MHB Which method is easier and why?

[mathdad]

I found the following problem in Section 1.3 of my Precalculus textbook by David Cohen.

Factor x^6 - y^6 as a difference of squares and then as a difference of cubes.

1. Which method is easier and why?

2. Can someone get me started?

 

[joypav]

View attachment 6492

 

[mathdad]

Excellent!

 

[kaliprasad]

I found the following problem in Section 1.3 of my Precalculus textbook by David Cohen.

Factor x^6 - y^6 as a difference of squares and then as a difference of cubes.

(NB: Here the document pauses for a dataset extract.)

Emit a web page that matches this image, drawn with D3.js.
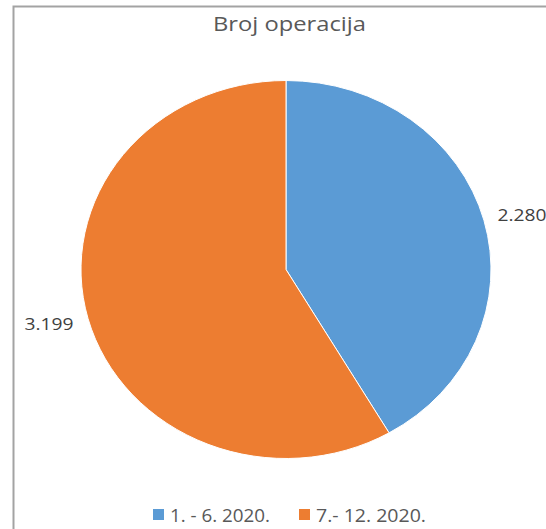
<!DOCTYPE html>
<html>
<head>
<meta charset="utf-8">
<script src="https://cdn.jsdelivr.net/npm/d3@7"></script>
<style>
  html, body { margin: 0; padding: 0; background: #ffffff; overflow: hidden; }
  svg { display: block; }
</style>
</head>
<body>
<svg id="chart" width="546" height="529"></svg>
<script>
const title = "Broj operacija";
const categories = ["1. - 6. 2020.", "7.- 12. 2020."];
const values = [2280, 3199];
const valueLabels = ["2.280", "3.199"];
const colors = ["#5B9BD5", "#ED7D31"];

const svg = d3.select("#chart");
const W = 546, H = 529;
const font = "'Open Sans', 'Noto Sans', 'DejaVu Sans', sans-serif";

// chart frame
svg.append("rect").attr("x", 0).attr("y", 0).attr("width", W).attr("height", H).attr("fill", "#ffffff");
svg.append("path")
  .attr("d", `M13.5,${H + 2} L13.5,6.5 L${W + 2},6.5`)
  .attr("fill", "none").attr("stroke", "#a3a3a3").attr("stroke-width", 2);

// title
svg.append("text")
  .attr("x", 289.5).attr("y", 31)
  .attr("text-anchor", "middle")
  .attr("font-family", font).attr("font-size", 20)
  .attr("fill", "#595959")
  .attr("textLength", 153).attr("lengthAdjust", "spacingAndGlyphs")
  .text(title);

// pie
const cx = 286, cy = 269.5, rx = 205, ry = 189;
const pie = d3.pie().sort(null).value(d => d)(values);
const arc = d3.arc().innerRadius(0).outerRadius(ry);

const g = svg.append("g").attr("transform", `translate(${cx},${cy}) scale(${rx / ry},1)`);
g.selectAll("path").data(pie).join("path")
  .attr("d", arc)
  .attr("fill", (d, i) => colors[i])
  .attr("stroke", "#ffffff").attr("stroke-width", 1)
  .attr("vector-effect", "non-scaling-stroke");

// data labels
const labelWidths = [49, 49];
svg.selectAll("text.lbl").data(pie).join("text")
  .attr("class", "lbl")
  .attr("x", d => {
    const a = (d.startAngle + d.endAngle) / 2;
    return cx + (rx + 14) * Math.sin(a) + (Math.sin(a) >= 0 ? 0 : -1);
  })
  .attr("y", d => {
    const a = (d.startAngle + d.endAngle) / 2;
    return cy - (ry + 20) * Math.cos(a) + 6.4;
  })
  .attr("text-anchor", d => Math.sin((d.startAngle + d.endAngle) / 2) >= 0 ? "start" : "end")
  .attr("font-family", font).attr("font-size", 17)
  .attr("fill", "#404040")
  .attr("textLength", (d, i) => labelWidths[i]).attr("lengthAdjust", "spacingAndGlyphs")
  .text((d, i) => valueLabels[i]);

// legend
const legendTextWidths = [100, 110];
const sq = 11, gapSq = 6, gapItem = 29;
const totalW = d3.sum(legendTextWidths) + categories.length * (sq + gapSq) + (categories.length - 1) * gapItem;
let lx = 289.5 - totalW / 2;
const legend = svg.append("g");
categories.forEach((c, i) => {
  legend.append("rect")
    .attr("x", lx).attr("y", 509).attr("width", sq).attr("height", sq)
    .attr("fill", colors[i]);
  legend.append("text")
    .attr("x", lx + sq + gapSq).attr("y", 521.7)
    .attr("font-family", font).attr("font-size", 17.5)
    .attr("fill", "#595959")
    .attr("textLength", legendTextWidths[i]).attr("lengthAdjust", "spacingAndGlyphs")
    .text(c);
  lx += sq + gapSq + legendTextWidths[i] + gapItem;
});
</script>
</body>
</html>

1. Which method is easier and why?

2. Can someone get me started?

you can apply either way. but next steps become simpler if you apply difference of square

$x^6-y^6= (x^3+y^3)(x^3-y^3)$ 1st term is sum of cubes and second is difference of cubes and you get

$x^6-y^6= (x^3+y^3)(x^3-y^3)= (x+y)(x^2-xy+y^2)(x-y)(x^3+xy+y^2)$

had you chosen difference of cubes you would have got

$x^6-y^6 = (x^2-y^2)(x^4+x^2y^2+y^4)$

factoring $x^4+x^2y^2+y^4 = (x^4+2x^2y^2+y^4)- x^2y^2 = (x^2+y^2)^2 - (xy)^2 = (x^2+y^2+xy)(x^2+y^2-xy)$

above may not be straight forward but doable

 

[mathdad]

you can apply either way. but next steps become simpler if you apply difference of square

$x^6-y^6= (x^3+y^3)(x^3-y^3)$ 1st term is sum of cubes and second is difference of cubes and you get

$x^6-y^6= (x^3+y^3)(x^3-y^3)= (x+y)(x^2-xy+y^2)(x-y)(x^3+xy+y^2)$

had you chosen difference of cubes you would have got

$x^6-y^6 = (x^2-y^2)(x^4+x^2y^2+y^4)$

factoring $x^4+x^2y^2+y^4 = (x^4+2x^2y^2+y^4)- x^2y^2 = (x^2+y^2)^2 - (xy)^2 = (x^2+y^2+xy)(x^2+y^2-xy)$

above may not be straight forward but doable

Nice work in every sense.